Podcast 1: February 23, 2002FBAR Obligations Attaching To A Trust

Podcast 2: March 4, 2022FBAR Obligations Attaching To People Because Of Their Relationship To A Trust

Podcast 3: May 25, 2022Looking For Mr. FBAR – A New Sighting – ”exercised control over and had access to the account”

Podcast 4: September 29, 2022When ”Beneficial Ownership” Constitutes A Financial Interest And Triggers An FBAR Requirement

A necessary condition for the obligation to file an FBAR is that one have a “financial interest” in an account. As the following excerpt from the FBAR instructions makes clear:

There are two ways one may have a “financial interest”. They are:

Deemed financial interest where one is the holder of legal title (signature authority) over an account; and

Financial interest based on the facts and circumstances regardless of who holds the legal title. This is a determination based on the facts.

This is confirmed by reading the following excerpt from the FBAR instructions.

FBAR Line Item Filing Instructions

Part A – What Is A Financial Interest? What The The FBAR Instructions Say

Financial Interest. A United States person has a financial interest in a foreign financial account for which:

1. the United States person is the owner of record or holder of legal title, regardless of whether the account is maintained for the benefit of the United States person or for the benefit of another person; or

2. the owner of record or holder of legal title is one of the following:

a. An agent, nominee, attorney, or a person acting in some other capacity on behalf of the United States person with respect to the account;

b. A corporation in which the United States person owns directly or indirectly: (i) more than 50 percent of the total value of shares of stock or (ii) more than 50 percent of the voting power of all shares of stock;
c. A partnership in which the United States person owns directly or indirectly: (i) an interest in more than 50 percent of the partnership’s profits (e.g., distributive share of partnership income taking into account any special allocation agreement) or (ii) an interest in more than 50 percent of the partnership capital;
d. A trust of which the United States person: (i) is the trust grantor and (ii) has an ownership interest in the trust for United States federal tax purposes. See 26 U.S.C. sections 671-679 to determine if a grantor has an ownership interest in a
e. A trust in which the United States person has a greater than 50 percent present beneficial interest in the assets or income of the trust for the calendar year; or or interest in profits.

Part B – Acting On Behalf Of The United States Person With Respect To The Account – A Question Of Fact

On August 10, 2022 a US District Court issued a ruling on the ongoing Katholos FBAR saga.

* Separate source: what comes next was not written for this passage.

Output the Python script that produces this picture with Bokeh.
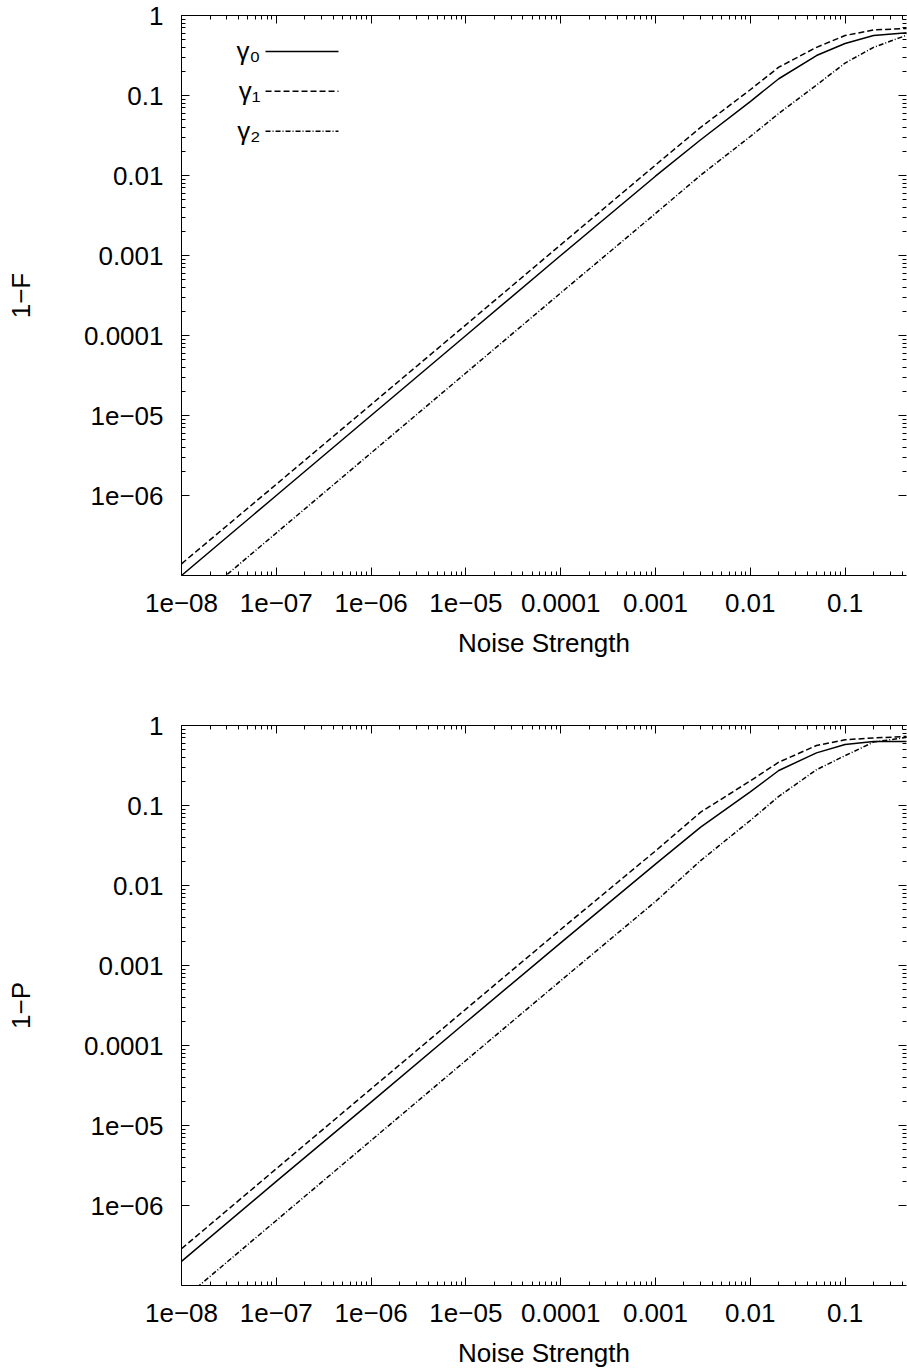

Of particular interest is the following paragraph:

“Here, it is undisputed that Katholos was a beneficial owner of the Storchen Finance Account. In general, a “beneficial owner” is “[o]ne recognized in equity as the owner of something because use and title belong to that person, even though legal title may belong to someone else; esp., one for whom property is held in trust.-Also terms equitable owners Owner, Black’s Law Dictionary (11th ed. 2019). Though Katholos denies that her status as a beneficial owner is “tantamount to having a ‘financial interest’ in the account that may give rise to the FBAR reporting requirements,” Dkt. 98-1, ¶ 25, the Court concludes that, as a beneficial owner, Katholos had an equitable claim or right to the Storchen Finance Account- even if she did not have legal title. And because “interest” includes equitable rights to property, Katholos’s arguments regarding legal title, who funded the account, and direct interest are not dispositive. See Continental Cas. Co. v. Bowen, No. 2:09-cv-00810-TC, 2011 WL 222340, *4 (D. Utah Jan. 21, 2011) (“Although an ownership interest in an entity would certainly be considered a financial interest in that entity, ownership is not necessary to have a financial interest.”). Thus, based on her status as a beneficial owner, the Court concludes that Katholos had a financial interest in the Storchen Finance Account.”

Bottom Line: The Katholos decision reinforces the principle that one can’t avoid the FBAR filing requirement by keeping your name off the account.